What I meant to say is “morality is absolute as reality.” I hope that clears everything.
Given that I experience God or anything supernatural empirically and I can reasonably exclude that I am suffering from hallucinations, then it is more probable for me to believe that the phenomena was supernatural rather than an improbable quantum mechanical phenonemon. Maybe what I call God is actually Frud. Maybe God “is a tuna sandwich I once made that had a special property, it created the universe, past and future.” I don’t expect to realise all of God’s properties from a single experience.
Predictive power is not always required. Historians have quite a problem predicting things based on what they read on Caesar. You can’t thus say that there are no historical facts (fact as factual as in “objective” news reporting).
You point out a context that does not require predictive power, but you have not shown that this context is equivalent to testing for God’s existence empirically. Without a common context, your example is irrelevant to the issue.
I don’t get you. What is your understanding of “testing for God’s existence empirically?”
I did read the article “No Universal Argument” you linked to and couldn’t find any convincing rebuttal to my arguments.
I just read “Making Beliefs Pay Rent” and if I got it right, then it says that science is good (and absolute) because it can predict things while normative theories don’t. That is a good point.
My belief in an absolute morality gives me the foundation to enquire moral problems. I’ll try to figure out what the “absoulute good” is and try to life my life according to that.
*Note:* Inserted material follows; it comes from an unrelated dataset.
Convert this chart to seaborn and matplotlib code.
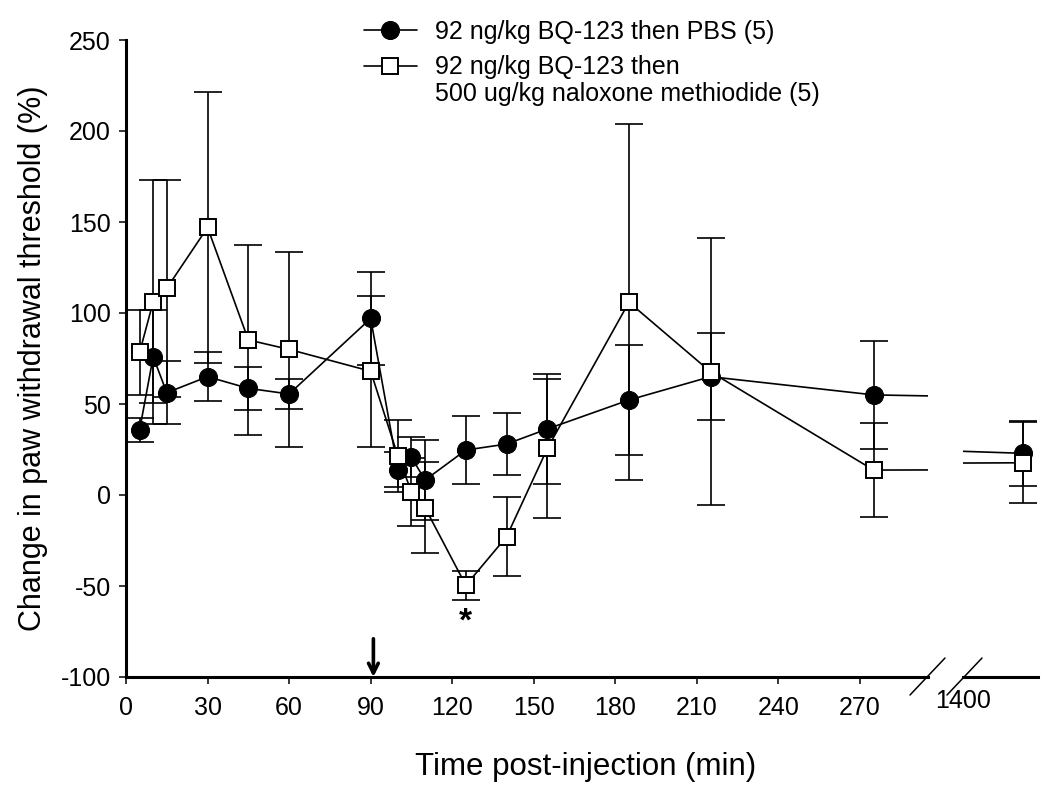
import numpy as np
import pandas as pd
import matplotlib
matplotlib.use("Agg")
import matplotlib.pyplot as plt
from matplotlib.lines import Line2D
import seaborn as sns

# ---------------- data ----------------
times = [5, 10, 15, 30, 45, 60, 90, 100, 105, 110, 125, 140, 155, 185, 215, 275, 1440]
pbs_mean = [35.7, 76.0, 56.2, 65.0, 58.6, 55.5, 97.0, 14.0, 20.7, 8.2, 24.7, 28.0, 36.3, 52.2, 65.0, 55.0, 22.9]
pbs_sem = [6.7, 25.6, 17.4, 13.4, 12.0, 8.3, 25.7, 9.5, 11.0, 22.0, 18.5, 17.0, 30.0, 30.2, 24.0, 29.5, 18.0]
nlx_mean = [78.3, 106.2, 113.6, 147.0, 85.2, 80.0, 68.0, 21.4, 1.8, -7.0, -49.6, -22.9, 25.6, 105.9, 67.7, 13.7, 17.7]
nlx_sem = [23.3, 67.0, 59.5, 74.6, 52.0, 53.6, 41.5, 19.8, 18.6, 25.0, 8.0, 21.6, 38.4, 97.7, 73.3, 25.6, 22.3]

series_labels = ["92 ng/kg BQ-123 then PBS (5)", "92 ng/kg BQ-123 then"]
legend_continuation = "500 ug/kg naloxone methiodide (5)"
x_ticks_left = [0, 30, 60, 90, 120, 150, 180, 210, 240, 270]
x_ticks_right = [1400]
y_ticks = [-100, -50, 0, 50, 100, 150, 200, 250]
xlabel = "Time post-injection (min)"
ylabel = "Change in paw withdrawal threshold (%)"
arrow_time = 91
star_time, star_value = 125, -70

df = pd.DataFrame({"time": times, "pbs": pbs_mean, "pbs_sem": pbs_sem,
                   "nlx": nlx_mean, "nlx_sem": nlx_sem})

# ---------------- style ----------------
sns.set_style("ticks")
plt.rcParams['font.family'] = ['Liberation Sans', 'DejaVu Sans']
plt.rcParams['axes.unicode_minus'] = False
for k in ["text.color", "axes.labelcolor", "xtick.color", "ytick.color", "axes.edgecolor"]:
    plt.rcParams[k] = "black"

W, H = 1050, 791
fig = plt.figure(figsize=(W / 100, H / 100), dpi=100)
bottom = 1 - 677 / H
height = (677 - 40) / H
ax1 = fig.add_axes([126 / W, bottom, (928 - 126) / W, height])
ax2 = fig.add_axes([963 / W, bottom, (1038 - 963) / W, height], sharey=ax1)

spine_lw = 2.2
line_lw = 1.2
tick_fs = 18

for i, ax in enumerate([ax1, ax2]):
    ax.errorbar(df["time"], df["pbs"], yerr=df["pbs_sem"], fmt="none",
                ecolor="black", elinewidth=line_lw, capsize=10, capthick=line_lw, zorder=2)
    ax.errorbar(df["time"], df["nlx"], yerr=df["nlx_sem"], fmt="none",
                ecolor="black", elinewidth=line_lw, capsize=10, capthick=line_lw, zorder=2)
    sns.lineplot(data=df, x="time", y="pbs", ax=ax, color="black", marker="o",
                 markersize=13, markerfacecolor="black", markeredgecolor="black",
                 linewidth=line_lw, zorder=3,
                 label=series_labels[0] if i == 0 else None, legend=False)
    sns.lineplot(data=df, x="time", y="nlx", ax=ax, color="black", marker="s",
                 markersize=11, markerfacecolor="white", markeredgecolor="black",
                 markeredgewidth=1.4, linewidth=line_lw, zorder=4,
                 label=series_labels[1] if i == 0 else None, legend=False)
    ax.set_xlabel("")
    ax.set_ylabel("")
    for s in ["top", "right"]:
        ax.spines[s].set_visible(False)
    ax.spines["bottom"].set_linewidth(spine_lw)
    ax.spines["left"].set_linewidth(spine_lw)
    ax.tick_params(direction="out", length=5, width=1.1, labelsize=tick_fs, pad=6,
                   colors="black")
    ax.tick_params(axis="x", pad=9)

ax1.set_xlim(0, 295)
ax1.set_ylim(-100, 250)
ax1.set_xticks(x_ticks_left)
ax1.set_yticks(y_ticks)
ax1.set_yticklabels([str(v) for v in y_ticks])
ax1.set_xticklabels([str(v) for v in x_ticks_left])

ax2.set_xlim(1400, 1450.3)
ax2.set_xticks(x_ticks_right)
ax2.set_xticklabels([str(v) for v in x_ticks_right])
ax2.spines["left"].set_visible(False)
ax2.tick_params(axis="y", left=False, labelleft=False)
ax2.tick_params(axis="x", length=0)
ax2.patch.set_alpha(0)
ax1.patch.set_alpha(0)

ax1.set_ylabel(ylabel, fontsize=22, labelpad=9)
fig.text(586 / W, 1 - 767 / H, xlabel, ha="center", va="center", fontsize=22.5)

# break marks
for x0, x1 in [(910, 945), (947, 982)]:
    fig.add_artist(Line2D([x0 / W, x1 / W], [1 - 695 / H, 1 - 658 / H],
                          transform=fig.transFigure, color="black", lw=1.1))

# arrow marking injection
ax1.annotate("", xy=(arrow_time, -100), xytext=(arrow_time, -79),
             arrowprops=dict(arrowstyle="->, head_length=0.7, head_width=0.35",
                             lw=2.6, color="black", shrinkA=0, shrinkB=0),
             annotation_clip=False, zorder=6)

# significance marker
ax1.text(star_time, star_value, "*", ha="center", va="center", fontsize=24,
         fontweight="bold", color="black")

# legend
handles, labels = ax1.get_legend_handles_labels()
leg = fig.legend(handles, labels, loc="upper left", bbox_to_anchor=(364 / W, 1 - 20 / H),
                 frameon=False, fontsize=18, handlelength=2.1, handletextpad=0.75,
                 labelspacing=0.45, borderpad=0, borderaxespad=0)
fig.canvas.draw()
renderer = fig.canvas.get_renderer()
bb = leg.get_texts()[1].get_window_extent(renderer)
fig.text(bb.x0 / W, (bb.y0 - 27) / H, legend_continuation, fontsize=18,
         ha="left", va="bottom", transform=fig.transFigure)

fig.savefig("out.png", dpi=100)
We can predict and explain the “decision-making” of inanimate objects using scientific theories. We can understand the decision-making of moral agents (humans) using normative theories (we might be able to predict their actions using scientific theories, but we won’t understand or *explain” it without normative theories).
What about alien intelligence? If we can establish an intersubjective consensus with them and we realise that they have a value system that we can understand, then we can use our own system of normative theories to understand and explain their “decision-making”.
If we can’t establish an intersubjective consensus with them, then we might be able to predict their actions using scientific theories, but we won’t be able to understand their “motives”. They would act according to an absolute AI-morality, to which we have no access lacking the intersubjective consensus with them.
To recap and rectify my argument: Intersubjective consensus of the physical world leads us to believe in an absolute physical reality. Intersubjective consensus of the moral/value world leads us to believe in an absolute morality. No intersubjective consensus—no belief in absolute whatever.
Maybe, and I believe, the moral world is an emergent property of the physical world. Thus, we might be able to use physical theories to predict the actions of moral agents within the physical world, but we won’t be able to fully understand it only using physical theories since these don’t capture the emergent properties (values, desires, dislikes, et cetera).
Therefore, morality is not as absolute as reality, but it is analogously absolute. (That is/might be a correction to my current position.)
So, if alien intelligence has a value system that we can understand, then we live within the same absolute morality. If alien intelligence acts based on some other emergent properties we cannot understand, then well, bad luck. (Another additon to my current position, thanks to this discussion.)
That’s unfortunate, I thought you saw where I was coming from.